An anti-censorship group, Electronic Frontiers Australia, said ISPs should not be expected to use mandatory filtering software. Rather, parents should supervise their children's access to the Internet.

Asked about the censorship concerns, Wyndham suggested that adult Internet users should be in a position where they could "opt in" for sexually-explicit material if they wanted to.

"You should have to go and look for it.
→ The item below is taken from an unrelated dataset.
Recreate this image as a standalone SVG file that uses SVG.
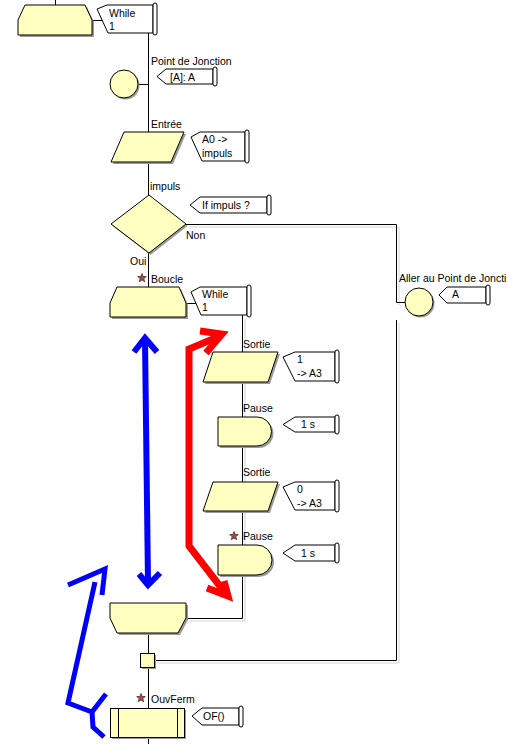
<svg xmlns="http://www.w3.org/2000/svg" width="508" height="744" viewBox="0 0 508 744">
<style>
.t{font-family:"Liberation Sans",Arial,sans-serif;font-size:10.5px;fill:#000}
.s{fill:#ffffc0;stroke:#000;stroke-width:1}
.sh{fill:#9a9a9a;stroke:none}
.c{fill:#fff;stroke:#000;stroke-width:1}
.ln{fill:none;stroke:#000;stroke-width:1}
.lg{fill:none;stroke:#d4d4d4;stroke-width:1}
.star{fill:#b04a4a;stroke:#3a2020;stroke-width:0.7}
</style>
<defs>
<polygon id="star" points="0,-4.5 1.1,-1.5 4.3,-1.4 1.8,0.6 2.7,3.7 0,1.9 -2.7,3.7 -1.8,0.6 -4.3,-1.4 -1.1,-1.5"/>
</defs>
<rect width="508" height="744" fill="#fff"/>
<g id="connectors">
<path class="lg" d="M189,227 H399 V305 M157,663 H399 V323 M189,621 H245 V318"/>
<path class="ln" d="M55.5,0 V5 M92,20.5 H102 M148.5,33 V132 M138,84.5 H148.5 M148.5,162 V195 M148.5,253 V287 M186,303.5 H197 M186,224.5 H396.5 V302.5 H405 M242.5,315 V618.5 H186 M148.5,633 V744 M154,660.5 H396.5 V320"/>
</g>
<g id="n_loop_top">
<path class="sh" d="M27,7 H87 L94,22 V37 H20 V22 Z"/>
<path class="s" d="M25,5 H85 L92,20 V35 H18 V20 Z"/>
</g>
<g id="c_while_top">
<path class="c" d="M107,5 H153 V33 H108 L97,9 Z"/>
<rect class="c" x="153" y="3" width="4" height="32" rx="2"/>
<text class="t" x="109" y="17">While</text>
<text class="t" x="109" y="30">1</text>
</g>
<g id="n_jonction">
<text class="t" x="151" y="65">Point de Jonction</text>
<circle class="sh" cx="125.5" cy="85.5" r="14"/>
<circle class="s" cx="124" cy="84" r="14"/>
<path class="c" d="M166,69 H213 V84 H166 L157,76.5 Z"/>
<rect class="c" x="213" y="67" width="4" height="19" rx="2"/>
<text class="t" x="170" y="81">[A]: A</text>
</g>
<g id="n_entree">
<text class="t" x="151" y="128">Entrée</text>
<path class="sh" d="M126,134 H186 L173,164 H113 Z"/>
<path class="s" d="M124,132 H184 L171,162 H111 Z"/>
<path class="c" d="M200,132 H245 V161 H202 L191,137 Z"/>
<rect class="c" x="245" y="130" width="4" height="33" rx="2"/>
<text class="t" x="202" y="143">A0 -&gt;</text>
<text class="t" x="202" y="157">impuls</text>
</g>
<g id="n_if">
<text class="t" x="150" y="190">impuls</text>
<path class="sh" d="M150.5,197 L187.5,226 L150.5,255 L112.5,226 Z"/>
<path class="s" d="M149,195 L186,224 L149,253 L111,224 Z"/>
<path class="c" d="M200,197 H267 V213 H200 L190,205 Z"/>
<rect class="c" x="267" y="195" width="4" height="20" rx="2"/>
<text class="t" x="202" y="209">If  impuls ?</text>
<text class="t" x="186" y="239">Non</text>
<text class="t" x="130" y="265">Oui</text>
</g>
<g id="n_aller">
<text class="t" x="399" y="282">Aller au Point de Joncti</text>
<circle class="sh" cx="420.5" cy="303.5" r="14"/>
<circle class="s" cx="419" cy="302" r="14"/>
<path class="c" d="M447,287 H486 V303 H447 L439,295 Z"/>
<rect class="c" x="486" y="285" width="4" height="20" rx="2"/>
<text class="t" x="452" y="298">A</text>
</g>
<g id="n_boucle">
<use href="#star" class="star" x="142" y="278"/>
<text class="t" x="151" y="283">Boucle</text>
<path class="sh" d="M119,289 H181 L188,305 V319 H112 V305 Z"/>
<path class="s" d="M117,287 H179 L186,303 V317 H110 V303 Z"/>
<path class="c" d="M200,287 H247 V315 H201 L191,292 Z"/>
<rect class="c" x="247" y="285" width="4" height="32" rx="2"/>
<text class="t" x="202" y="298">While</text>
<text class="t" x="202" y="311">1</text>
</g>
<g id="n_sortie1">
<text class="t" x="243" y="348">Sortie</text>
<path class="sh" d="M215,354 H280 L270,384 H205 Z"/>
<path class="s" d="M213,352 H278 L268,382 H203 Z"/>
<path class="c" d="M295,352 H335 V381 H295 L283,357 Z"/>
<rect class="c" x="335" y="350" width="4" height="33" rx="2"/>
<text class="t" x="297" y="363">1</text>
<text class="t" x="297" y="377">-&gt; A3</text>
</g>
<g id="n_pause1">
<text class="t" x="243" y="412">Pause</text>
<path class="sh" d="M220,419 H259 A14.5,14.5 0 0 1 259,448 H220 Z"/>
<path class="s" d="M218,417 H257 A14.5,14.5 0 0 1 257,446 H218 Z"/>
<path class="c" d="M295,417 H335 V432 H295 L283,424.5 Z"/>
<rect class="c" x="335" y="415" width="4" height="19" rx="2"/>
<text class="t" x="301" y="428">1 s</text>
</g>
<g id="n_sortie2">
<text class="t" x="243" y="476">Sortie</text>
<path class="sh" d="M215,484 H280 L270,513 H205 Z"/>
<path class="s" d="M213,482 H278 L268,511 H203 Z"/>
<path class="c" d="M295,482 H335 V510 H295 L283,487 Z"/>
<rect class="c" x="335" y="480" width="4" height="32" rx="2"/>
<text class="t" x="297" y="493">0</text>
<text class="t" x="297" y="507">-&gt; A3</text>
</g>
<g id="n_pause2">
<use href="#star" class="star" x="234" y="536"/>
<text class="t" x="243" y="540">Pause</text>
<path class="sh" d="M220,547 H259 A15,15 0 0 1 259,577 H220 Z"/>
<path class="s" d="M218,545 H257 A15,15 0 0 1 257,575 H218 Z"/>
<path class="c" d="M295,545 H335 V561 H295 L283,553 Z"/>
<rect class="c" x="335" y="543" width="4" height="20" rx="2"/>
<text class="t" x="301" y="557">1 s</text>
</g>
<g id="n_loop_end">
<path class="sh" d="M112,605 H188 V620 L180,635 H119 L112,620 Z"/>
<path class="s" d="M110,603 H186 V618 L178,633 H117 L110,618 Z"/>
</g>
<g id="n_junction">
<rect class="sh" x="142" y="655" width="14" height="14"/>
<rect class="s" x="140.5" y="653.5" width="14" height="14"/>
</g>
<g id="n_ouvferm">
<use href="#star" class="star" x="141" y="698"/>
<text class="t" x="151" y="703">OuvFerm</text>
<rect class="sh" x="112" y="710" width="74" height="29"/>
<rect class="s" x="110.5" y="708.5" width="74" height="29"/>
<path class="ln" d="M118.5,708.5 V737.5 M177.5,708.5 V737.5"/>
<path class="c" d="M202,708 H239 V725 H202 L192,716 Z"/>
<rect class="c" x="239" y="706" width="4" height="21" rx="2"/>
<text class="t" x="203" y="720">OF()</text>
</g>
<g id="annotations" fill="none" stroke-linecap="butt" stroke-linejoin="miter">
<path stroke="#ff0000" stroke-width="7" d="M220,336 L189,349 V546 L226,594"/>
<path stroke="#ff0000" stroke-width="7" d="M200,331 L222,334 L206,353"/>
<path stroke="#ff0000" stroke-width="7" d="M207,588 L228,596 L224,581"/>
<path stroke="#0000ff" stroke-width="6" d="M145,340 L148,583"/>
<path stroke="#0000ff" stroke-width="6" d="M134,352 L145,338 L157,352"/>
<path stroke="#0000ff" stroke-width="6" d="M139,574 L148,585 L160,573"/>
<path stroke="#0000ff" stroke-width="5" d="M95,582 L68,703 L92,712 M92,712 L106,694 M92,712 L93,727 L104,737"/>
<path stroke="#0000ff" stroke-width="5" d="M68,585 L105,569 L102,595"/>
</g>
</svg>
Why should it be in your face?"

Young Media Australia is a non-profit organization which aims to promote the good aspects of media in childhood development while campaigning against the negative elements.

YMA president Jane Roberts said Wednesday parents, the government and society at large had roles to play in protecting children from inappropriate material on the Internet.

Citing the recent decision by Microsoft to shut down its free, unmoderated chatrooms because of child abuse concerns - a decision criticized by many, for different reasons - Roberts said "from our perspective, any attempt to stop in appropriate access to children should be applauded."

She acknowledged that policing the Internet was very difficult for governments.

Much of the challenge lay in educating parents about both the benefits and drawbacks of the Internet, and encouraging them to develop a sense of trust with their children as well as supervising online use.

YMA argues strongly in favor of ensuring that computers are placed in a public area of the home.

"Kids are often far more savvy about using the technology than their parents are," Roberts said. "You have parents who are happy to have children in their bedrooms with the door closed and the computer on ... the first thing we say is, get those computers out of the bedroom."